### Data provided
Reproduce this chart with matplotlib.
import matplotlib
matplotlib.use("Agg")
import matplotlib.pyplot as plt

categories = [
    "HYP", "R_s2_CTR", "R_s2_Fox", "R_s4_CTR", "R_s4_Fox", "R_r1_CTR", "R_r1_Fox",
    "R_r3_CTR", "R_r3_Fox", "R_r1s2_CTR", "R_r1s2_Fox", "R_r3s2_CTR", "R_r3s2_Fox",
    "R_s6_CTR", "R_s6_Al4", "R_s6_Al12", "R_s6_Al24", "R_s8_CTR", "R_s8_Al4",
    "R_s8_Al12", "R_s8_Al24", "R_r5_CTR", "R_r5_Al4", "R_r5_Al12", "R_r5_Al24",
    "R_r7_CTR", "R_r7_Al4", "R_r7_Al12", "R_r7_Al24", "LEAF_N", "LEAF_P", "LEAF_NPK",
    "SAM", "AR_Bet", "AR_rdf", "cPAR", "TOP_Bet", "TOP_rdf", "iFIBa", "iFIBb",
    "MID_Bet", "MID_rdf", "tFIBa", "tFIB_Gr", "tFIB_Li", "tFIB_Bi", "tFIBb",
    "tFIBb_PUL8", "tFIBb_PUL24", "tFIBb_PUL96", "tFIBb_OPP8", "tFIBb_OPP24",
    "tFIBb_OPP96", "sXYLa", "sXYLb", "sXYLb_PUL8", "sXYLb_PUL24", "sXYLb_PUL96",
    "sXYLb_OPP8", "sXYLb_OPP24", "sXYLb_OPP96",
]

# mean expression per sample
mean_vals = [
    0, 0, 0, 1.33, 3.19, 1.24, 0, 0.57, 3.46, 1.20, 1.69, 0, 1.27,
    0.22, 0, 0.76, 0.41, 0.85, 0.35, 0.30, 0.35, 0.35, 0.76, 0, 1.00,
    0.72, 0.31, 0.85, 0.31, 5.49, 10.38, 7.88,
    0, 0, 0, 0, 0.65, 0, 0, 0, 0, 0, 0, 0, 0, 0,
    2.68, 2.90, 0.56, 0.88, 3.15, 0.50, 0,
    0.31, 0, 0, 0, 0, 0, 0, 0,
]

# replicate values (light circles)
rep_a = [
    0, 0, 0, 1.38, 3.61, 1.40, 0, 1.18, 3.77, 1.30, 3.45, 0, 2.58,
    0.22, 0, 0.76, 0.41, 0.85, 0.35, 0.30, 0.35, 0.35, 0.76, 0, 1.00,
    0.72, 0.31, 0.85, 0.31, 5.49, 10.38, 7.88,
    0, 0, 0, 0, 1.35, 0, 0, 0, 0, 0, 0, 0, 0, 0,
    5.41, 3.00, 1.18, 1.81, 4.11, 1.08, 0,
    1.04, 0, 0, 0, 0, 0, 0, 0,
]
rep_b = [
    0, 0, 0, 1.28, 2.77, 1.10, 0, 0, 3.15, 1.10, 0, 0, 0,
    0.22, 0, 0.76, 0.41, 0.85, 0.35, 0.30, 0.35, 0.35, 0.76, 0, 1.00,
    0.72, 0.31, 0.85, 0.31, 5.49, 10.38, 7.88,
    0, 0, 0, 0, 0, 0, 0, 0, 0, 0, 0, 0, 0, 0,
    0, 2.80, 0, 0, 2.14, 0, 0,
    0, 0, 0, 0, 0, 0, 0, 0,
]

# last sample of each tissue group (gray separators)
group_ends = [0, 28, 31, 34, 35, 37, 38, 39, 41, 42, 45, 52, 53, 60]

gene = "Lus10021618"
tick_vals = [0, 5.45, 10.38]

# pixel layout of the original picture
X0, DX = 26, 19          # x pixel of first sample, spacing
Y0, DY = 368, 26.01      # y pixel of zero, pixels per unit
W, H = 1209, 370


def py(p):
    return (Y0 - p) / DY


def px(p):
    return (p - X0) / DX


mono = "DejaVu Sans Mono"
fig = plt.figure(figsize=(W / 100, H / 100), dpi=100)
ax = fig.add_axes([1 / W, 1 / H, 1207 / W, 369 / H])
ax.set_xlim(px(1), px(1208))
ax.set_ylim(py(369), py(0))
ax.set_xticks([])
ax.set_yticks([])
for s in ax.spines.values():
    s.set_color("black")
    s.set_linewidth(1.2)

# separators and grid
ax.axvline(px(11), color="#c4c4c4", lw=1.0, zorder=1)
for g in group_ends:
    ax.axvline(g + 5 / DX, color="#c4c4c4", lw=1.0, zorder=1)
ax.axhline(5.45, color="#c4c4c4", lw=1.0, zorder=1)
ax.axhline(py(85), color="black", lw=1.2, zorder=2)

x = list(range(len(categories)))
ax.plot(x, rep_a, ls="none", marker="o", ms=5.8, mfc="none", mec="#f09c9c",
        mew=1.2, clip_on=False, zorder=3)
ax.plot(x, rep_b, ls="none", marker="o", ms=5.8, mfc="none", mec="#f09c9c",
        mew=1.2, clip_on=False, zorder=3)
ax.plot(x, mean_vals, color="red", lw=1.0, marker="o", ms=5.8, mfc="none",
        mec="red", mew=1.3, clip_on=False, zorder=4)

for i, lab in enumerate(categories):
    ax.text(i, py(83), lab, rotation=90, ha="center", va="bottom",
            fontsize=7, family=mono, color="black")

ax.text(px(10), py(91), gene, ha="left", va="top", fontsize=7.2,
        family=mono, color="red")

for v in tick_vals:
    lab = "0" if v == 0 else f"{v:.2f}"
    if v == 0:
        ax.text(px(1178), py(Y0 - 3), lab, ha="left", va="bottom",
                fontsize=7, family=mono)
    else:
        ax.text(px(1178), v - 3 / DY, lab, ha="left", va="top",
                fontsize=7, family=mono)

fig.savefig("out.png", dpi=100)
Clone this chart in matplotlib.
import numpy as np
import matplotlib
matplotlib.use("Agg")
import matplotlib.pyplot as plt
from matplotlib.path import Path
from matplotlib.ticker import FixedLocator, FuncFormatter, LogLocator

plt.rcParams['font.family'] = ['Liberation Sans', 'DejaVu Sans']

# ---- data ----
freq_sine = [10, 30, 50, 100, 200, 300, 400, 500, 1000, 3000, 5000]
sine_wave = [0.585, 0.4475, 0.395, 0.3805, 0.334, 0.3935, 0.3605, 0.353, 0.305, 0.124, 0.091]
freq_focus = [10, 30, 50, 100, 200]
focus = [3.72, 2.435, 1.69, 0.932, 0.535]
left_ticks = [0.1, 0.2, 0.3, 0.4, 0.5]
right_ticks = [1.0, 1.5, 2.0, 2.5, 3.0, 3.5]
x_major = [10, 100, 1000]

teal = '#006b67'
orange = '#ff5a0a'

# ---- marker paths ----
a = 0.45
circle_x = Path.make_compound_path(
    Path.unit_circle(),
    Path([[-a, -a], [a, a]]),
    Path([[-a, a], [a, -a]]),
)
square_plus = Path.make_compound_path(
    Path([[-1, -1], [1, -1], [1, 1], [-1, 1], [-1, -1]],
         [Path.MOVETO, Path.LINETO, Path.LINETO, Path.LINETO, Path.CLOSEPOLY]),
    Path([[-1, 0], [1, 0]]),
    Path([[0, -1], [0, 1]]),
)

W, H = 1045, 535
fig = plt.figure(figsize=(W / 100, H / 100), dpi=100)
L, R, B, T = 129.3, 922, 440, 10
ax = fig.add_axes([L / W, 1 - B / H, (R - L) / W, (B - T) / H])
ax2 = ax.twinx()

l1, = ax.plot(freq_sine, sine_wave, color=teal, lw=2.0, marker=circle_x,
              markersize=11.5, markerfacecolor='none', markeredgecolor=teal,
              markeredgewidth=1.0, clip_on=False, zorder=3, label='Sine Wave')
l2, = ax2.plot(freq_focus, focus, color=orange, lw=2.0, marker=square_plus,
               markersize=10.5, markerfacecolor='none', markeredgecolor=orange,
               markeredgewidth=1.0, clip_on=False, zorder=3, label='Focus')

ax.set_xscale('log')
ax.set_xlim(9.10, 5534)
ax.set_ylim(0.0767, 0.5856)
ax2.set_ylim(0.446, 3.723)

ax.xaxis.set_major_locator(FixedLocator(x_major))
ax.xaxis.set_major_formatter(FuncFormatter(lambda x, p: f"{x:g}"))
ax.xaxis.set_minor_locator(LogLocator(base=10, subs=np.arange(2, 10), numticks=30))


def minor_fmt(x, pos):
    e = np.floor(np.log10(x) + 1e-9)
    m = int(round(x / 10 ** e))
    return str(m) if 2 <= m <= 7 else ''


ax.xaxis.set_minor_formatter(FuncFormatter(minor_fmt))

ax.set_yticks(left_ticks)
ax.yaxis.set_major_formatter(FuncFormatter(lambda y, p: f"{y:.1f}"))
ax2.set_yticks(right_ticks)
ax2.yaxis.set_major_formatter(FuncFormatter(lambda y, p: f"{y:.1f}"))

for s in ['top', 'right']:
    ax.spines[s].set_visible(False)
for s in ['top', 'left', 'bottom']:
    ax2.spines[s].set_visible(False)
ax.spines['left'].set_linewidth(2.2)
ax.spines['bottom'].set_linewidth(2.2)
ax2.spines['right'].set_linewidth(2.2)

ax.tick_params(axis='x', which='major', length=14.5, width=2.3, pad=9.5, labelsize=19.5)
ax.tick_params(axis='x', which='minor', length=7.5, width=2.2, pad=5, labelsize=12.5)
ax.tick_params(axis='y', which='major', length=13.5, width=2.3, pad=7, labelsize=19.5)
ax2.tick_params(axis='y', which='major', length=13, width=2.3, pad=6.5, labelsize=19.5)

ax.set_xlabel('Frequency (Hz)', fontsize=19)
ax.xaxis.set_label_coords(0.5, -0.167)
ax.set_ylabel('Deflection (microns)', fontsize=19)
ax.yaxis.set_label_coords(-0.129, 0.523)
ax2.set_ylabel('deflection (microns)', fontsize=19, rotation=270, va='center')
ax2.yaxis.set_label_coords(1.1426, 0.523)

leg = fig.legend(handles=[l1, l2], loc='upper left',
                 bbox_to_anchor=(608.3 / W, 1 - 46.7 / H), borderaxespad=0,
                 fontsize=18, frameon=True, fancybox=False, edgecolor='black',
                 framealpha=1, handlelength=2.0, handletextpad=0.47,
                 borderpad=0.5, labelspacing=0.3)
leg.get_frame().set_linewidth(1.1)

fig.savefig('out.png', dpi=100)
* * *
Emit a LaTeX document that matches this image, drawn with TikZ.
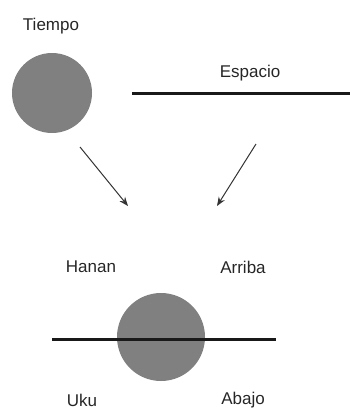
* * *
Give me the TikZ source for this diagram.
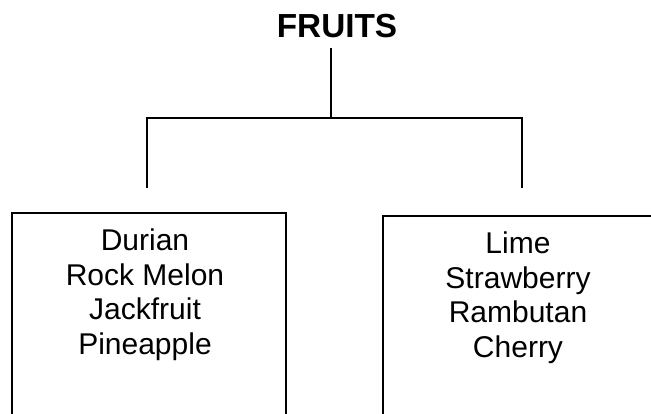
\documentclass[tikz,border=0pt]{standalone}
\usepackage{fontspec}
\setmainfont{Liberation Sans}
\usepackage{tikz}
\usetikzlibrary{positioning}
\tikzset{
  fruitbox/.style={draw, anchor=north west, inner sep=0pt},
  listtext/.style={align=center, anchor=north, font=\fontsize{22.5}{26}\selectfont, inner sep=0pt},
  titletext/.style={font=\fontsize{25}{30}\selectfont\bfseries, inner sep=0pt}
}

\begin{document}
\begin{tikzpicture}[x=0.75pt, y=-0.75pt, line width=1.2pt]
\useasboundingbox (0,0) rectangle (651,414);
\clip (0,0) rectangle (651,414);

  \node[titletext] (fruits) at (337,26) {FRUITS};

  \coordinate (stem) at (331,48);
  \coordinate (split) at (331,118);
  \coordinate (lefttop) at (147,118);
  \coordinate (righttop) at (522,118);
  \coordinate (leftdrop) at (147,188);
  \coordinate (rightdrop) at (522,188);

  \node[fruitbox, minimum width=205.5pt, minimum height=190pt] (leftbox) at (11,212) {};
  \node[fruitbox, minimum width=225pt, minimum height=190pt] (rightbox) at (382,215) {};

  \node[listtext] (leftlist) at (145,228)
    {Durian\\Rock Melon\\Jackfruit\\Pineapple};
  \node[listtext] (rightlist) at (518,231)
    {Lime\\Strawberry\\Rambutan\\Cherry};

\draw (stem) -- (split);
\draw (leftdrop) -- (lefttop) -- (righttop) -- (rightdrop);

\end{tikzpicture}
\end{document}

### To be done
For each line of the listing that holds the word "chart", show that line.

### Exercise output
Reproduce this chart with matplotlib.
Clone this chart in matplotlib.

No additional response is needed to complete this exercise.